Imagine it is the afternoon of Friday 7 May next year. The final results of the general election have been declared. Labour has lost its majority but, as the result of a recovering economy and effective campaign, has emerged as the largest party in a hung parliament. Unlikely, but let's keep going. Imagine it now has 295 MPs in the new House of Commons, 30 more than the Conservatives - even though the Tories have won a million more votes. Fifty-eight Liberal Democrats and 32 nationalist and Northern Irish MPs also occupy the green benches at Westminster. What should Labour do?
As Peter Kellner shows on page 28, although the Conservatives are at present on course to win a clear majority, the next election may well produce no clear victor; but hung parliaments come in various forms. The practical options will depend on the exact numbers. Which party will be the largest? How close are they to the 326 seats they need for an overall majority? How many Liberal Democrats have been elected? Until we know the answers to these questions, we cannot tell how strong or weak the position of each party leader will be.
However, wait-and-see is not good enough. For a start, the weekend after the election is the very worst time to start working out what to do. The main players will be physically and emotionally exhausted. Calm heads and clear thinking will be required at precisely the moment both will be nigh-on impossible. Moreover, any post-election deal will have the taint of anti-democratic arrogance unless the parties have given some idea of how they would react to an indecisive result. Voters deserve to know what they are voting for - not just in terms of manifesto policies, but in terms of what kind of government might emerge from a hung parliament.
The Liberal Democrat leader, Nick Clegg, has begun to clarify his position.
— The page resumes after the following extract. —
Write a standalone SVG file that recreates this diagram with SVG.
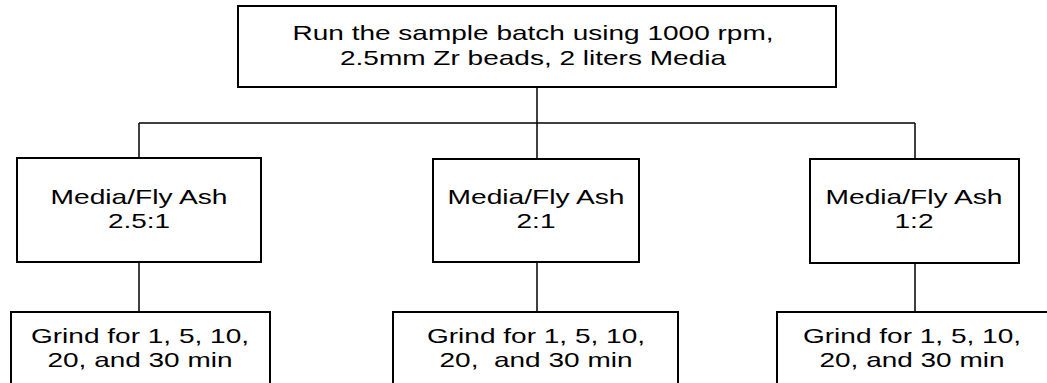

On Sunday, he said: "The party which has got the strongest mandate from the British people will have the first right to seek to govern." This has been interpreted as an anti-Labour statement. It might not be. If the Tories are the largest party, Labour will plainly have lost the election. For the Lib Dems to prop up Labour in these circumstances would be to commit political suicide. The Tories would - and would deserve to - form the new government. In all likelihood, David Cameron would offer Mr Clegg a coalition; he would reject it; Mr Cameron would form a minority government and call, and win, a second election a few months later.
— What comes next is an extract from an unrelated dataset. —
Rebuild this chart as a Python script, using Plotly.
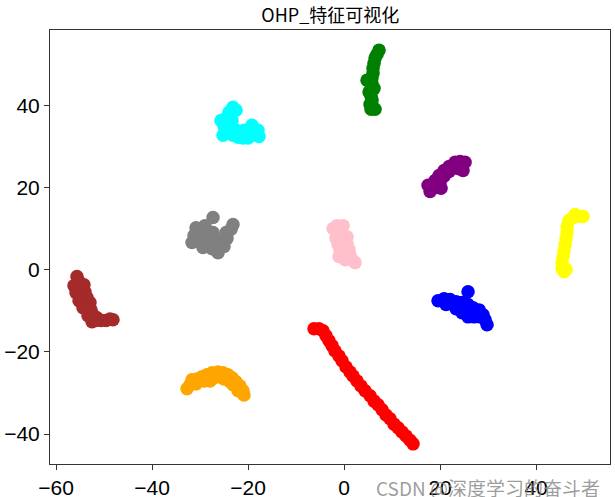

But what if the result is something like the unlikely scenario painted at the start of this leader? What if Labour remains the largest party, but falls well short of an overall majority? What then? Mr Clegg was not pressed on what he meant by the "strongest mandate": the most MPs (in this example, Labour) or the most votes (in this example, the Tories).
Assuming Mr Clegg accepts the convention that, until and unless our voting system is changed, what matters is seats, then he is saying if Labour remains the largest party it should have a shot at staying in office. Yet Labour could not govern for long without some kind of compact with the Lib Dems.
However, without careful thought and planning well ahead of the election, an agreement could come quickly unstuck, because there will be intense criticism that a discredited Labour Party was clinging desperately power, and that supine Liberal Democrats lacked the guts to eject it. The only way Labour could - and, indeed, should - remain in office for long is if it forms a partnership of principle with Clegg's party, as it should have done after the 1997 landslide election victory.
Such an arrangement could take the form of a full coalition but need not do so. More important are the details of the deal. Here is our proposal. The two parties should agree to govern for no more than two years, and to use the time to clean up and repair Britain's broken political system. The agenda should include a referendum on a new voting system, a reduction in the number of MPs, thorough reform of the House of Lords, legislation for fixed-term parliaments, stronger civil liberties, an enhanced Freedom of Information Act, and extra powers for the Welsh and Scottish executives.
What Labour and the Lib Dems could then say, together, to the electorate is: we shall spend the next two years making British democracy fit for the 21st century, and then ask the people to decide who should represent them in a fully modernised parliament. There will be other ideas about how such a pact might work; what is important is to start debating the issues now and rediscover our shared progressive passion for defending and expanding the power of the people.